Taxpayer, a Nevada corporation qualified to do business in California, withdrew in January, 1949, however, it was not dissolved. In 1947 and 1948 the operating assets had been sold and the only assets remaining as of January 1, 1949 were bank deposits and Federal tax refunds receivable. After withdrawal taxpayer maintained an office in Los Angeles with X Corporation. There were no activities nor office in Nevada. Taxpayer had no income subsequent to January 1, 1949, although salaries and certain other expenditures were made during the year. Advice is requested as to whether taxpayer was "doing business" after its withdrawal.

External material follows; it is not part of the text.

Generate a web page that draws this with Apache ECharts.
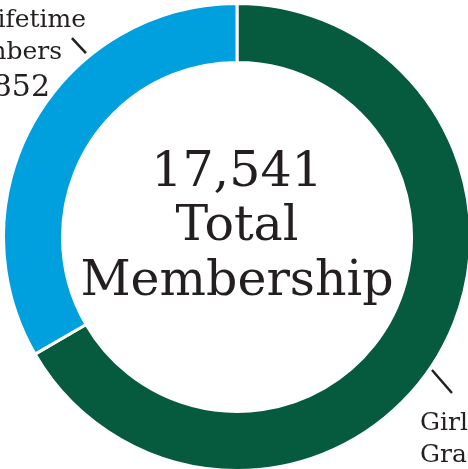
<!DOCTYPE html>
<html>
<head>
<meta charset="utf-8">
<script src="https://cdn.jsdelivr.net/npm/echarts@6/dist/echarts.min.js"></script>
<style>
  html, body { margin: 0; padding: 0; background: #fff; }
  #main { width: 468px; height: 469px; }
</style>
</head>
<body>
<div id="main"></div>
<script>
// 会员构成
const categories = ['Girl Grades K-12', 'Lifetime Members']
const values = [11689, 5852]
const colors = ['#065b3e', '#009fde']

const serif = 'DejaVu Serif'
const ink = '#231f20'
const total = values.reduce((a, b) => a + b, 0)
const fmt = v => v.toLocaleString('en-US')

// 标签位置 + 引导线（起点角度从正上方顺时针，尾巴偏移）
const cx = 237
const cy = 237
const guides = [
  { angle: 124.3, r0: 236, tail: [20, 23], x: 420, y: 407, align: 'left' },
  { angle: 320.6, r0: 238, tail: [-14, -15], x: 86, y: 4, align: 'right' }
]

const chart = echarts.init(document.getElementById('main'))

const option = {
  animation: false,
  graphic: [
    {
      type: 'text',
      x: cx,
      y: 146,
      style: {
        text: fmt(total) + '\nTotal\nMembership',
        fill: ink,
        font: '49px "DejaVu Serif"',
        fontFamily: serif,
        fontSize: 49,
        lineHeight: 54.5,
        align: 'center',
        textAlign: 'center',
        verticalAlign: 'top',
        textVerticalAlign: 'top'
      }
    }
  ],
  series: [
    {
      type: 'pie',
      center: [cx, cy],
      radius: [174.5, 233.5],
      startAngle: 90,
      clockwise: true,
      avoidLabelOverlap: false,
      silent: true,
      itemStyle: { borderColor: '#fff', borderWidth: 3 },
      emphasis: { disabled: true },
      label: {
        show: true,
        position: 'outside',
        width: 300,
        overflow: 'none',
        formatter: p => {
          const i = p.dataIndex
          const k = p.name.indexOf(' ')
          const a = p.name.slice(0, k)
          const b = p.name.slice(k + 1)
          return `{n|${a}}\n{m${i}|${b}}\n{v${i}|${fmt(p.value)}}`
        },
        rich: {
          n: { fontFamily: serif, fontSize: 25, lineHeight: 32, color: ink },
          m0: { fontFamily: serif, fontSize: 25, lineHeight: 32, color: ink },
          v0: { fontFamily: serif, fontSize: 30, lineHeight: 40, color: ink },
          m1: { fontFamily: serif, fontSize: 25, lineHeight: 32, color: ink, padding: [0, 24, 0, 0] },
          v1: { fontFamily: serif, fontSize: 30, lineHeight: 40, color: ink, padding: [0, 36, 0, 0] }
        }
      },
      labelLine: {
        show: true,
        length: 20,
        length2: 0,
        lineStyle: { color: ink, width: 2.5 }
      },
      labelLayout: params => {
        const g = guides[params.dataIndex]
        const rad = g.angle * Math.PI / 180
        const p0 = [cx + g.r0 * Math.sin(rad), cy - g.r0 * Math.cos(rad)]
        const p1 = [p0[0] + g.tail[0], p0[1] + g.tail[1]]
        return {
          x: g.x,
          y: g.y,
          align: g.align,
          verticalAlign: 'top',
          labelLinePoints: [p0, p1]
        }
      },
      data: categories.map((name, i) => ({
        name: name,
        value: values[i],
        itemStyle: { color: colors[i] }
      }))
    }
  ]
}

chart.setOption(option)
</script>
</body>
</html>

"Doing business" is defined as actively engaged in any transaction for financial or pecuniary gain or profit. A corporation remaining in existence solely for the purpose of collecting its accounts receivable, discharging its accounts payable, and pursuing a claim for refund of Federal taxes has been held not to be doing business within the meaning of the law. Such transactions were not aimed at the production of income. (Appeal of Johnson Foundry & Machine Co., State Board of Equalization, November 17, 1949). The instant case presents a similar situation. The records show that taxpayer had no receipts and no income in 1949. There is no evidence shown of any transaction entered into for profit, it appearing that the office staff was maintained merely to prosecute Federal tax claims and accomplish winding up of the affairs of the corporation, all operating assets having been disposed of. Although a corporation may withdraw and yet continue activities which constitute "doing business", the activities of taxpayer were not of such a nature and taxpayer was not doing business after its withdrawal.